One of the things that became apparent during our short fathers day Solent sail, was that the main sail is way too baggy to work properly in anything other than light winds. A number of times the boat rolled over excessively as the sail caught the wind but generated little drive.

After extensive (Okay, about 30 minutes) research, it looks as though the fix is a relatively easy one. Of course all things are relative, but it looks as though its something I can fix myself with a bit of gumption (good Northern Word that).

Basically what looks to have happened is that the sail has stretched slightly, but the bolt rope down the luff has shortened. It seems a bit of a design flaw to use a rope that shrinks under stress as a bolt rope, but that's what happens.

The tell tale is lots of creases along the length of the sail. And guess what, here's a picture of my main sail:

A very wrinkly and baggy sail
No matter how much tension I put on the main halyard I can't remove the creases along the luff, thanks to the bolt rope. The final evidence is once the main is hauled up and fully tensioned, the boom drops towards the stern. Again a tell-tale sign that not enough tension is being put into the luff. So at some point the main is coming off Sprite and is going to be worked on at home.
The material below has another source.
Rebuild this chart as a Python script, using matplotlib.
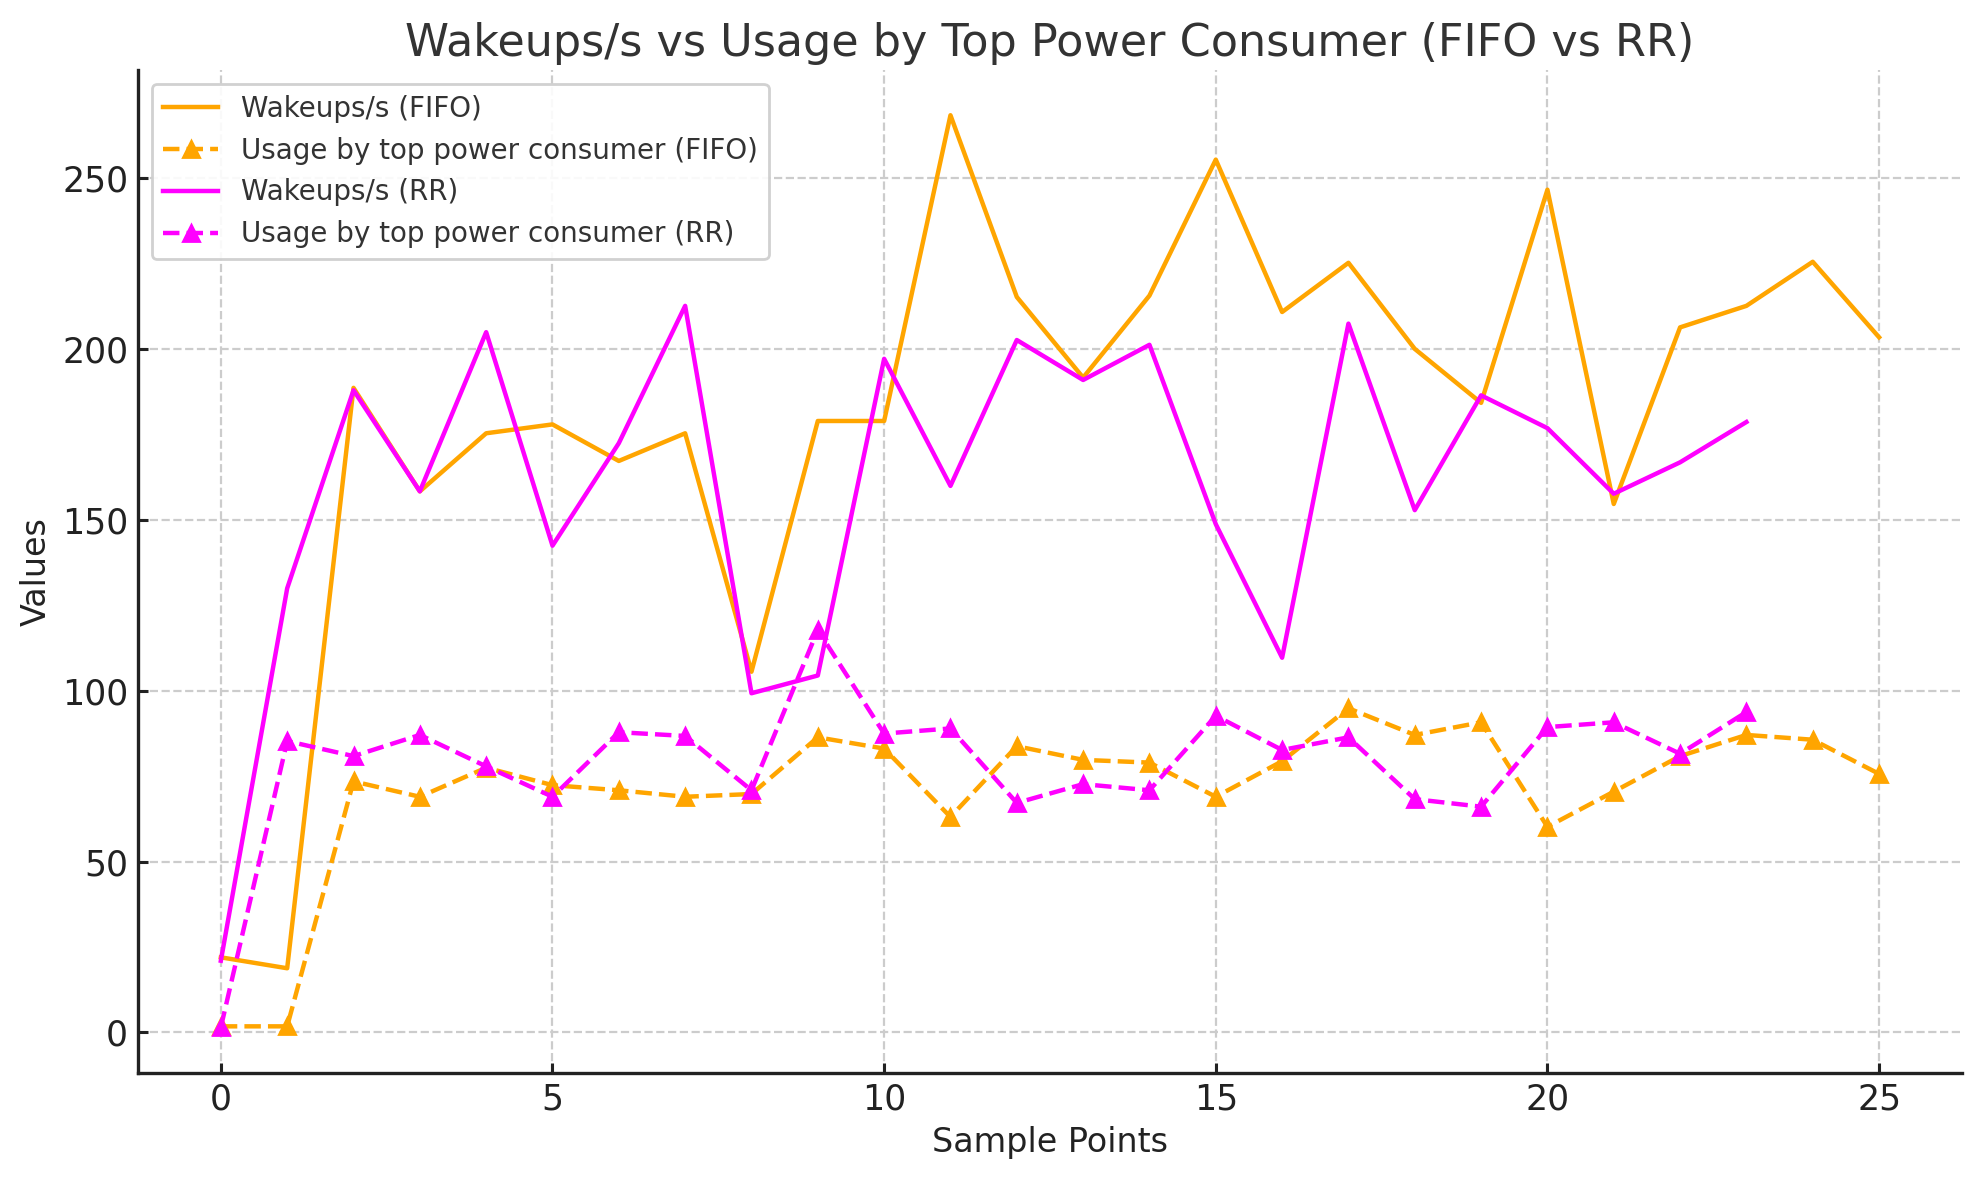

While I'm messing with the main I might see if I can improve on things at the clew. There's a annoyingly long bit of string attached to one of the clew reef points and it dangles in your face at the most inappropriate times. I might have a stab at making something a bit more elegant with a small jammer pulley and a snap shackle.

I must admit that there's more to sails than just hauling up a bit of rag. Its interesting getting into the science of it all and seeing why one sail performs poorly against a different sail. One of my previous interests was aeroplanes and there is a fair bit of crossover between aviation and sailing. All you have to do is think of a sail as a wing stuck upright.

So a baggy sail will make a good slow speed aerofoil, but will generate lots of drag at higher speeds, hence why when the wind picks up, it just knocks the boat over, despite letting the sail out lots. A tighter sail will be a poorer slow speed aerofoil, but will be more efficient and generate less drag at higher wind speeds. If you have a sail that is able to be tightened for higher wind speeds, then you always have the option to let the tension out of it and make it baggy for low wind speeds. A baggy sail will always be baggy, you never have the option to trim it for higher wind speeds.

So, the next big job is sail tuning...

P.S. Notice I used sailing terminology like luff and clew. I'm getting good, I only looked clew up, I remembered luff, leech and foot from memory! I can also remember head and tack, but clew seemed to have fallen out of my brain. :-)

Messing About in Boats

After the weekend's road trip up North, I'd also booked Monday off to wind down and recover from 3 days of driving.

It didn't quite work out that way.

I got shanghaied into doing the pond at the wife's works again in the morning, as the dreaded hair algae was making a comeback.

In the afternoon I went down to the boat and went for a potter about. I noticed that Jim had already left his moorings. I found him in the harbour entrance with another friend, Doug as crew. I took the opportunity to take some pictures of Jim's boat whilst it was moving.

I'd just overtaken Jim in Gannet 2

As I was overtaking him. We photo-op'ed each other

Jim and Doug looking at home on Gannet 2
Of course Jim took the opportunity to take some pictures of me and Sprite 2 as well:

Sprite is looking pretty good. I don't look out of place as Captain either. 
I gave Jim a wave. George (the tiller pilot) is steering.

We retired as a fleet back to our moorings. I noticed a new yacht having a run round Eastney pond, so we may have yet another new neighbour shortly. My fault for publicising how cheap Eastney is!

We've had a recent influx of multi-hulls. I expect they're getting priced out of other harbours and the flat mud of Eastney is just right for them and at a budget price.

Not a bad day at all, pottering about and having lunch on Jim's boat. (Lidl meatballs in a tin, lovely).

One last thing.... I think today was the first day I felt really relaxed and at home on Sprite. I'm beginning to enjoy the boat, rather than worry about whether things will work or what I'm doing. Its a nice feeling!